▶ **DIRECTION**:
The listing below must be repeated word for word, with its images excluded.

▶ **DATA PROVIDED**:

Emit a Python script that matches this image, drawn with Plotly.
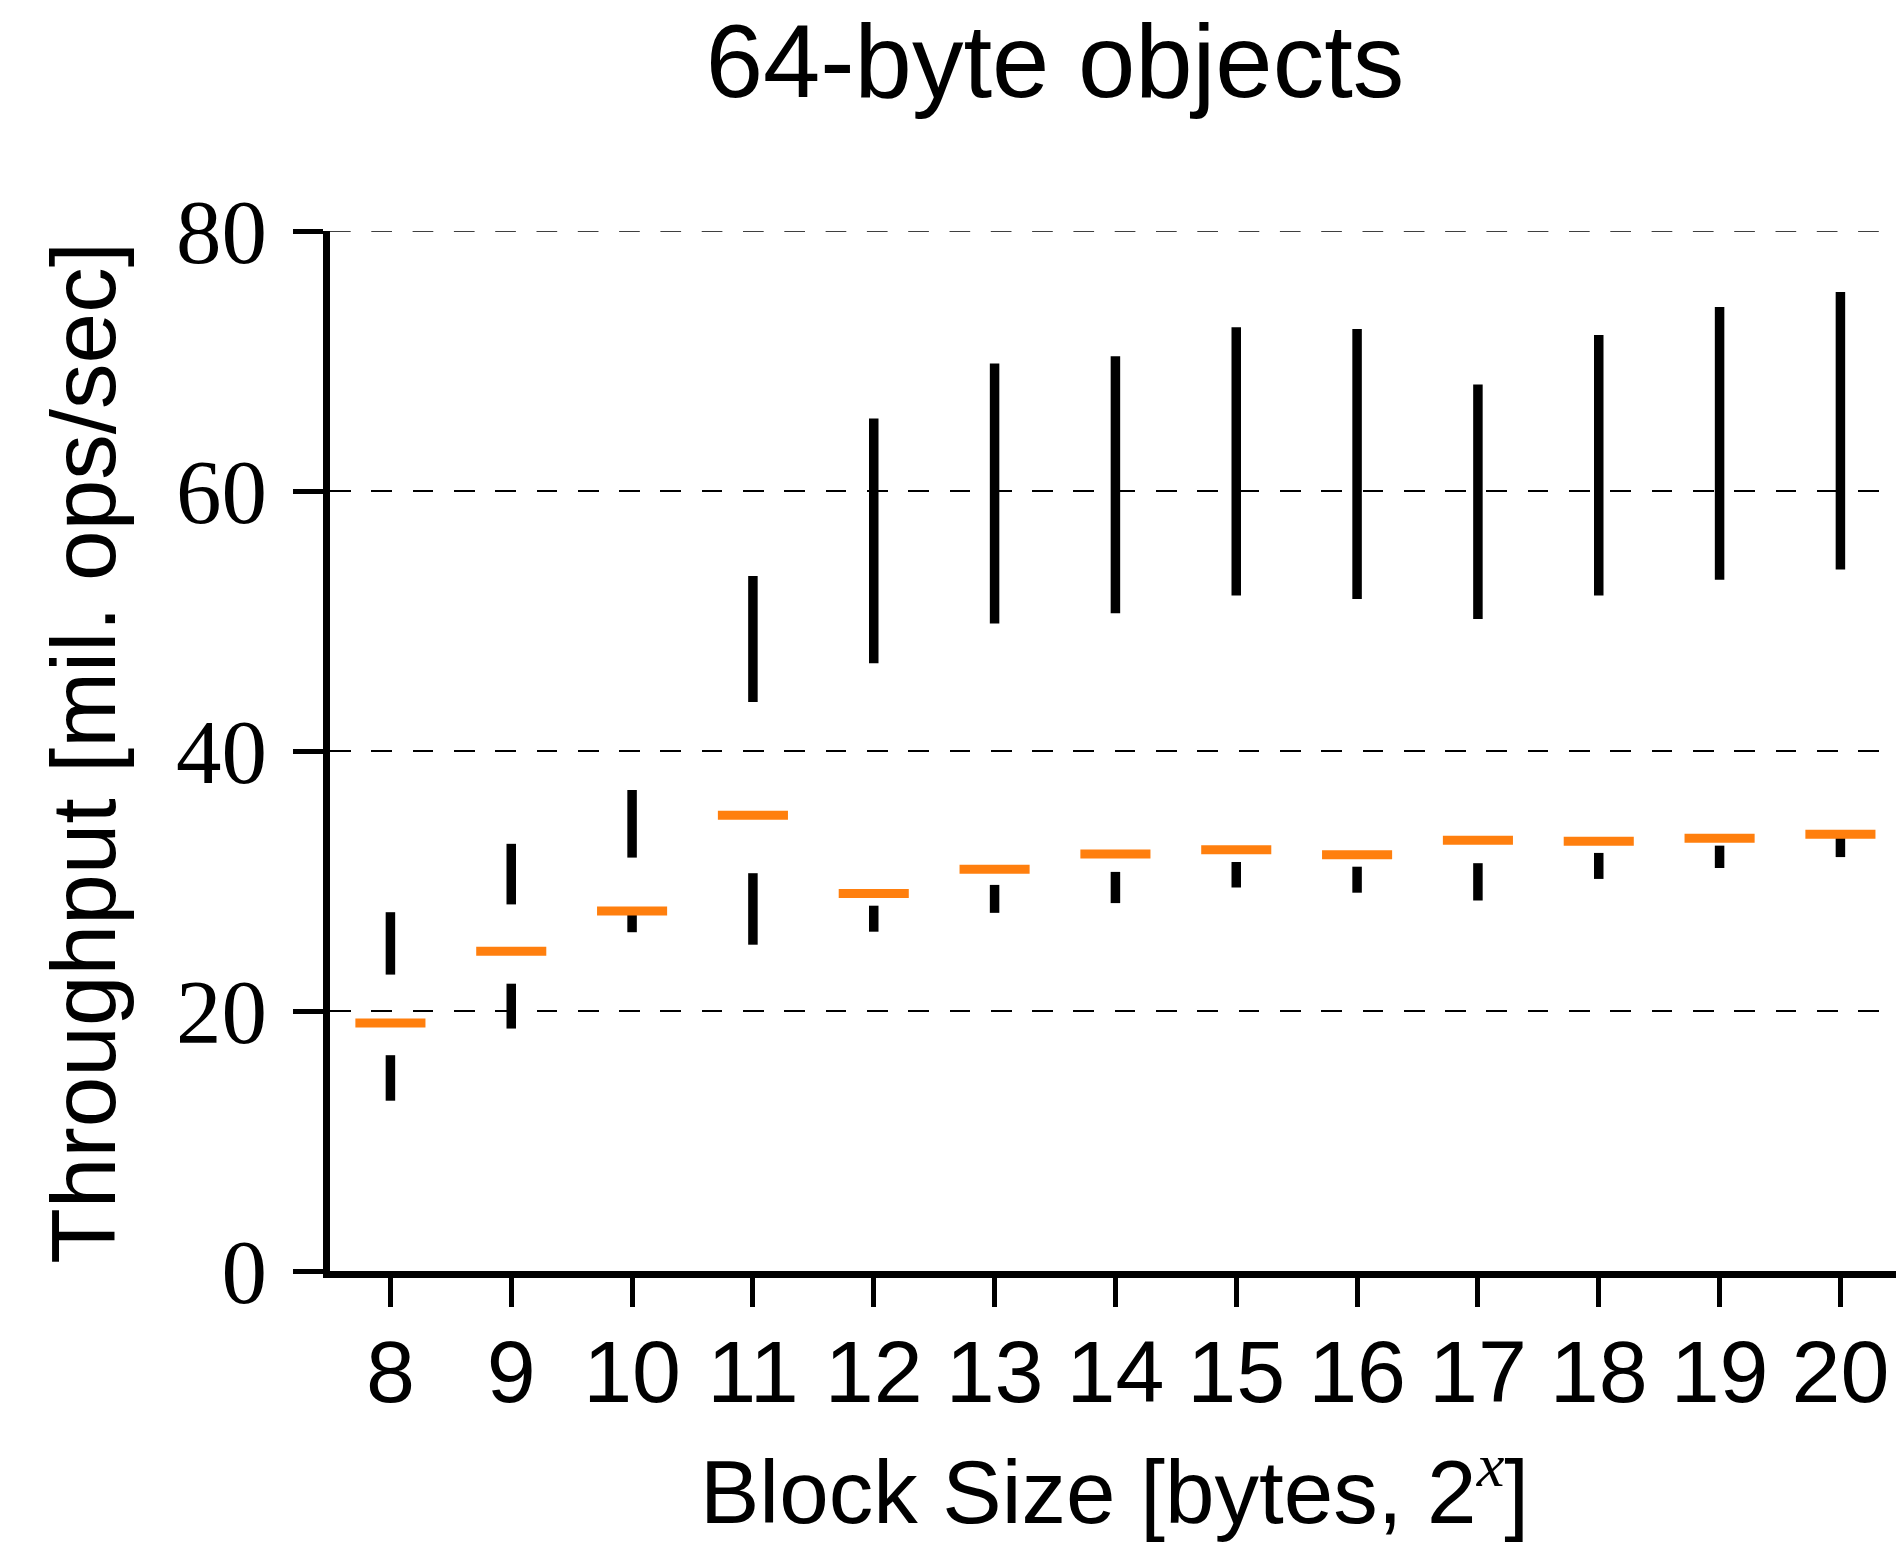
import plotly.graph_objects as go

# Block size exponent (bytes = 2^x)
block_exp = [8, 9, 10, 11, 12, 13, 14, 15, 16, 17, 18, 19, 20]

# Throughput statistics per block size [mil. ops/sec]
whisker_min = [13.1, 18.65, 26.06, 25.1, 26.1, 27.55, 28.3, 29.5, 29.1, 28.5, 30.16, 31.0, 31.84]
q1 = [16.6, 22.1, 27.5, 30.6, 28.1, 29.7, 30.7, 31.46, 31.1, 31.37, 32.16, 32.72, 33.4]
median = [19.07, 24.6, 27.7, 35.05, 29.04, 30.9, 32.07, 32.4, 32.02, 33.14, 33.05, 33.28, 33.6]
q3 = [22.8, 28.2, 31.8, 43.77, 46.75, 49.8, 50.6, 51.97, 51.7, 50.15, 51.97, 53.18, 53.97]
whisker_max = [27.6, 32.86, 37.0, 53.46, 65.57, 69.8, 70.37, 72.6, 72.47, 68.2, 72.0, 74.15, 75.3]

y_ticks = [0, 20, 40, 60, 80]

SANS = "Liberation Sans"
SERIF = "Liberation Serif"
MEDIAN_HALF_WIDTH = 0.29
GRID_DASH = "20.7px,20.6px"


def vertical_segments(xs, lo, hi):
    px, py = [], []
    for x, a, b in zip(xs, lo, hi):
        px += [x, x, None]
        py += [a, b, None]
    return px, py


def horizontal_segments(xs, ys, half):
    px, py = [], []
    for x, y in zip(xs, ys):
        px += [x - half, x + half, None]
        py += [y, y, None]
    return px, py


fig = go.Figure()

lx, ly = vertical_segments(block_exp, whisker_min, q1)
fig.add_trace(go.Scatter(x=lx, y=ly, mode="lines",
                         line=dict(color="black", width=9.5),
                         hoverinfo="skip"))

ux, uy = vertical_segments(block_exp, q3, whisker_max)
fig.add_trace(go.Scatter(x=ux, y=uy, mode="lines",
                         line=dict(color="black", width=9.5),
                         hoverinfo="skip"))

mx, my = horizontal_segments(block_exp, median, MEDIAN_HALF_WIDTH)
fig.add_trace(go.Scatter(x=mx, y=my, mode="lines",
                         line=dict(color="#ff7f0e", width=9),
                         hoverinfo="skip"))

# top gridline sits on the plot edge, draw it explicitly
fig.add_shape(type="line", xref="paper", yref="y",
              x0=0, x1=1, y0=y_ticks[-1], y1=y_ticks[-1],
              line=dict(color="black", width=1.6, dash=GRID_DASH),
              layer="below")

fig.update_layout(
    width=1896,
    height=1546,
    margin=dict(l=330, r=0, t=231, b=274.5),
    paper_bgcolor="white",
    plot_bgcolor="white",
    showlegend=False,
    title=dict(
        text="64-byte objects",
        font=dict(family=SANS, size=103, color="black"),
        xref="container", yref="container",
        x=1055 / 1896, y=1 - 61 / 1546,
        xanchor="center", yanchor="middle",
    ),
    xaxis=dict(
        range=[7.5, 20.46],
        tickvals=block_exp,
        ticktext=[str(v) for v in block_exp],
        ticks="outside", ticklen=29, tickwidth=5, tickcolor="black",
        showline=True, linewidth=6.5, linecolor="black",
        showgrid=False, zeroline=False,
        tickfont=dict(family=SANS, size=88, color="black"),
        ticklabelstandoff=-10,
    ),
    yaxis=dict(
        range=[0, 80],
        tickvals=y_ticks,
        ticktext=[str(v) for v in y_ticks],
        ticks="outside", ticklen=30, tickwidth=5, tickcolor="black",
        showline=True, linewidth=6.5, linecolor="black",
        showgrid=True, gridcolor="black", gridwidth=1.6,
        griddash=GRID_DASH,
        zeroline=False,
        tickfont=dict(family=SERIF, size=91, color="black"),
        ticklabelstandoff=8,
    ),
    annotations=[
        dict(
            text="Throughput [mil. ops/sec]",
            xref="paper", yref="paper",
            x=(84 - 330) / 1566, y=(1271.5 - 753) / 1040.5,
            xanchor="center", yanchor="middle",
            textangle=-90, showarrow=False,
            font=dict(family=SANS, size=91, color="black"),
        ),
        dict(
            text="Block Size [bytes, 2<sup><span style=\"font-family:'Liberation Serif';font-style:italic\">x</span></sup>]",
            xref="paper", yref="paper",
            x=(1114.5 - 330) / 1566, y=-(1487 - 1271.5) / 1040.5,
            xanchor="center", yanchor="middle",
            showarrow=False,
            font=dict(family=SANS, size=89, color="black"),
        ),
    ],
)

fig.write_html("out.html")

▶ **PROBLEM SOLUTION**:
Emit a Python script that matches this image, drawn with Plotly.
import plotly.graph_objects as go

# Block size exponent (bytes = 2^x)
block_exp = [8, 9, 10, 11, 12, 13, 14, 15, 16, 17, 18, 19, 20]

# Throughput statistics per block size [mil. ops/sec]
whisker_min = [13.1, 18.65, 26.06, 25.1, 26.1, 27.55, 28.3, 29.5, 29.1, 28.5, 30.16, 31.0, 31.84]
q1 = [16.6, 22.1, 27.5, 30.6, 28.1, 29.7, 30.7, 31.46, 31.1, 31.37, 32.16, 32.72, 33.4]
median = [19.07, 24.6, 27.7, 35.05, 29.04, 30.9, 32.07, 32.4, 32.02, 33.14, 33.05, 33.28, 33.6]
q3 = [22.8, 28.2, 31.8, 43.77, 46.75, 49.8, 50.6, 51.97, 51.7, 50.15, 51.97, 53.18, 53.97]
whisker_max = [27.6, 32.86, 37.0, 53.46, 65.57, 69.8, 70.37, 72.6, 72.47, 68.2, 72.0, 74.15, 75.3]

y_ticks = [0, 20, 40, 60, 80]

SANS = "Liberation Sans"
SERIF = "Liberation Serif"
MEDIAN_HALF_WIDTH = 0.29
GRID_DASH = "20.7px,20.6px"


def vertical_segments(xs, lo, hi):
    px, py = [], []
    for x, a, b in zip(xs, lo, hi):
        px += [x, x, None]
        py += [a, b, None]
    return px, py


def horizontal_segments(xs, ys, half):
    px, py = [], []
    for x, y in zip(xs, ys):
        px += [x - half, x + half, None]
        py += [y, y, None]
    return px, py


fig = go.Figure()

lx, ly = vertical_segments(block_exp, whisker_min, q1)
fig.add_trace(go.Scatter(x=lx, y=ly, mode="lines",
                         line=dict(color="black", width=9.5),
                         hoverinfo="skip"))

ux, uy = vertical_segments(block_exp, q3, whisker_max)
fig.add_trace(go.Scatter(x=ux, y=uy, mode="lines",
                         line=dict(color="black", width=9.5),
                         hoverinfo="skip"))

mx, my = horizontal_segments(block_exp, median, MEDIAN_HALF_WIDTH)
fig.add_trace(go.Scatter(x=mx, y=my, mode="lines",
                         line=dict(color="#ff7f0e", width=9),
                         hoverinfo="skip"))

# top gridline sits on the plot edge, draw it explicitly
fig.add_shape(type="line", xref="paper", yref="y",
              x0=0, x1=1, y0=y_ticks[-1], y1=y_ticks[-1],
              line=dict(color="black", width=1.6, dash=GRID_DASH),
              layer="below")

fig.update_layout(
    width=1896,
    height=1546,
    margin=dict(l=330, r=0, t=231, b=274.5),
    paper_bgcolor="white",
    plot_bgcolor="white",
    showlegend=False,
    title=dict(
        text="64-byte objects",
        font=dict(family=SANS, size=103, color="black"),
        xref="container", yref="container",
        x=1055 / 1896, y=1 - 61 / 1546,
        xanchor="center", yanchor="middle",
    ),
    xaxis=dict(
        range=[7.5, 20.46],
        tickvals=block_exp,
        ticktext=[str(v) for v in block_exp],
        ticks="outside", ticklen=29, tickwidth=5, tickcolor="black",
        showline=True, linewidth=6.5, linecolor="black",
        showgrid=False, zeroline=False,
        tickfont=dict(family=SANS, size=88, color="black"),
        ticklabelstandoff=-10,
    ),
    yaxis=dict(
        range=[0, 80],
        tickvals=y_ticks,
        ticktext=[str(v) for v in y_ticks],
        ticks="outside", ticklen=30, tickwidth=5, tickcolor="black",
        showline=True, linewidth=6.5, linecolor="black",
        showgrid=True, gridcolor="black", gridwidth=1.6,
        griddash=GRID_DASH,
        zeroline=False,
        tickfont=dict(family=SERIF, size=91, color="black"),
        ticklabelstandoff=8,
    ),
    annotations=[
        dict(
            text="Throughput [mil. ops/sec]",
            xref="paper", yref="paper",
            x=(84 - 330) / 1566, y=(1271.5 - 753) / 1040.5,
            xanchor="center", yanchor="middle",
            textangle=-90, showarrow=False,
            font=dict(family=SANS, size=91, color="black"),
        ),
        dict(
            text="Block Size [bytes, 2<sup><span style=\"font-family:'Liberation Serif';font-style:italic\">x</span></sup>]",
            xref="paper", yref="paper",
            x=(1114.5 - 330) / 1566, y=-(1487 - 1271.5) / 1040.5,
            xanchor="center", yanchor="middle",
            showarrow=False,
            font=dict(family=SANS, size=89, color="black"),
        ),
    ],
)

fig.write_html("out.html")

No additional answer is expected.